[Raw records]

┄┄┄┄┄┄

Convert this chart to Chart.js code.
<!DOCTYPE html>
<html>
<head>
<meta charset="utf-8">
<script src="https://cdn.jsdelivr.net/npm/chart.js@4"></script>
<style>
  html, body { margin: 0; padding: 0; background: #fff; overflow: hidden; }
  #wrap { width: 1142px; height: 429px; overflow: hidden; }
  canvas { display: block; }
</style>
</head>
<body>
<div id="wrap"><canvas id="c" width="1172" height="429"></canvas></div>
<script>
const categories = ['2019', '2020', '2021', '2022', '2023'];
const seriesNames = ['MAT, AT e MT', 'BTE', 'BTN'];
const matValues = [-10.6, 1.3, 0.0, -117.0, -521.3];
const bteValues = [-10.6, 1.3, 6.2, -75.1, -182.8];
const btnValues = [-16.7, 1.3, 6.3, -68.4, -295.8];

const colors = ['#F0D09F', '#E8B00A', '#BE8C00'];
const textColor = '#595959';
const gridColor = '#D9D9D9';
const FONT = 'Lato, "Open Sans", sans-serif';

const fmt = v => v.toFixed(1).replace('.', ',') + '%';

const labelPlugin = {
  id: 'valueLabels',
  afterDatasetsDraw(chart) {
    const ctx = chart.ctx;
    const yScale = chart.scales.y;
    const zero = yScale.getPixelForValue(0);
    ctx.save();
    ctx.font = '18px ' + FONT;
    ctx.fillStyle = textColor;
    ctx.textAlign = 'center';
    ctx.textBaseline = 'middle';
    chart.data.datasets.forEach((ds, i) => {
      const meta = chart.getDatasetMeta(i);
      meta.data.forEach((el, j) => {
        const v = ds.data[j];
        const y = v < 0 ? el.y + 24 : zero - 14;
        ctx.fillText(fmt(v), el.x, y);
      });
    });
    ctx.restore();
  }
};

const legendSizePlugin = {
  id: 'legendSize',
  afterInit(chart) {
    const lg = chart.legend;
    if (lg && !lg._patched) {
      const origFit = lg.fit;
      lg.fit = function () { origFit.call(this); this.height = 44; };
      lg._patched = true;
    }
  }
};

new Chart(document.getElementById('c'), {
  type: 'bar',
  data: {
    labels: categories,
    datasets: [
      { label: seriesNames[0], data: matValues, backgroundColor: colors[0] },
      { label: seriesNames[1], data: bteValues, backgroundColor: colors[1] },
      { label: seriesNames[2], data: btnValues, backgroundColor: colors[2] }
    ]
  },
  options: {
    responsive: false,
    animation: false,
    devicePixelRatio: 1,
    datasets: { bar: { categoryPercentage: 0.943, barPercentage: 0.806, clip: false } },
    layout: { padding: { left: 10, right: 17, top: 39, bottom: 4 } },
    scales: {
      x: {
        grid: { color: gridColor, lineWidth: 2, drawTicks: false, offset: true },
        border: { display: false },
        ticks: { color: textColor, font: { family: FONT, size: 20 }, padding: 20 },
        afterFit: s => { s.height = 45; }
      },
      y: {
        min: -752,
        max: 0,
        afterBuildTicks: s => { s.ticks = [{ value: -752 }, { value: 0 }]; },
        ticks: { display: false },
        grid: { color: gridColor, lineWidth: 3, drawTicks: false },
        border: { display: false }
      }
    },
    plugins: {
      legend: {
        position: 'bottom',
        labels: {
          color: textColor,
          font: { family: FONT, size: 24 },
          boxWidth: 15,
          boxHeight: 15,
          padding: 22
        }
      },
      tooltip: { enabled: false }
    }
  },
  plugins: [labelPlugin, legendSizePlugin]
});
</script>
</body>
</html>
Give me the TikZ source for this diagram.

┄┄┄┄┄┄

What the task requires:
Write an exact transcription of every entry above.

The solution:
Convert this chart to Chart.js code.
<!DOCTYPE html>
<html>
<head>
<meta charset="utf-8">
<script src="https://cdn.jsdelivr.net/npm/chart.js@4"></script>
<style>
  html, body { margin: 0; padding: 0; background: #fff; overflow: hidden; }
  #wrap { width: 1142px; height: 429px; overflow: hidden; }
  canvas { display: block; }
</style>
</head>
<body>
<div id="wrap"><canvas id="c" width="1172" height="429"></canvas></div>
<script>
const categories = ['2019', '2020', '2021', '2022', '2023'];
const seriesNames = ['MAT, AT e MT', 'BTE', 'BTN'];
const matValues = [-10.6, 1.3, 0.0, -117.0, -521.3];
const bteValues = [-10.6, 1.3, 6.2, -75.1, -182.8];
const btnValues = [-16.7, 1.3, 6.3, -68.4, -295.8];

const colors = ['#F0D09F', '#E8B00A', '#BE8C00'];
const textColor = '#595959';
const gridColor = '#D9D9D9';
const FONT = 'Lato, "Open Sans", sans-serif';

const fmt = v => v.toFixed(1).replace('.', ',') + '%';

const labelPlugin = {
  id: 'valueLabels',
  afterDatasetsDraw(chart) {
    const ctx = chart.ctx;
    const yScale = chart.scales.y;
    const zero = yScale.getPixelForValue(0);
    ctx.save();
    ctx.font = '18px ' + FONT;
    ctx.fillStyle = textColor;
    ctx.textAlign = 'center';
    ctx.textBaseline = 'middle';
    chart.data.datasets.forEach((ds, i) => {
      const meta = chart.getDatasetMeta(i);
      meta.data.forEach((el, j) => {
        const v = ds.data[j];
        const y = v < 0 ? el.y + 24 : zero - 14;
        ctx.fillText(fmt(v), el.x, y);
      });
    });
    ctx.restore();
  }
};

const legendSizePlugin = {
  id: 'legendSize',
  afterInit(chart) {
    const lg = chart.legend;
    if (lg && !lg._patched) {
      const origFit = lg.fit;
      lg.fit = function () { origFit.call(this); this.height = 44; };
      lg._patched = true;
    }
  }
};

new Chart(document.getElementById('c'), {
  type: 'bar',
  data: {
    labels: categories,
    datasets: [
      { label: seriesNames[0], data: matValues, backgroundColor: colors[0] },
      { label: seriesNames[1], data: bteValues, backgroundColor: colors[1] },
      { label: seriesNames[2], data: btnValues, backgroundColor: colors[2] }
    ]
  },
  options: {
    responsive: false,
    animation: false,
    devicePixelRatio: 1,
    datasets: { bar: { categoryPercentage: 0.943, barPercentage: 0.806, clip: false } },
    layout: { padding: { left: 10, right: 17, top: 39, bottom: 4 } },
    scales: {
      x: {
        grid: { color: gridColor, lineWidth: 2, drawTicks: false, offset: true },
        border: { display: false },
        ticks: { color: textColor, font: { family: FONT, size: 20 }, padding: 20 },
        afterFit: s => { s.height = 45; }
      },
      y: {
        min: -752,
        max: 0,
        afterBuildTicks: s => { s.ticks = [{ value: -752 }, { value: 0 }]; },
        ticks: { display: false },
        grid: { color: gridColor, lineWidth: 3, drawTicks: false },
        border: { display: false }
      }
    },
    plugins: {
      legend: {
        position: 'bottom',
        labels: {
          color: textColor,
          font: { family: FONT, size: 24 },
          boxWidth: 15,
          boxHeight: 15,
          padding: 22
        }
      },
      tooltip: { enabled: false }
    }
  },
  plugins: [labelPlugin, legendSizePlugin]
});
</script>
</body>
</html>
Give me the TikZ source for this diagram.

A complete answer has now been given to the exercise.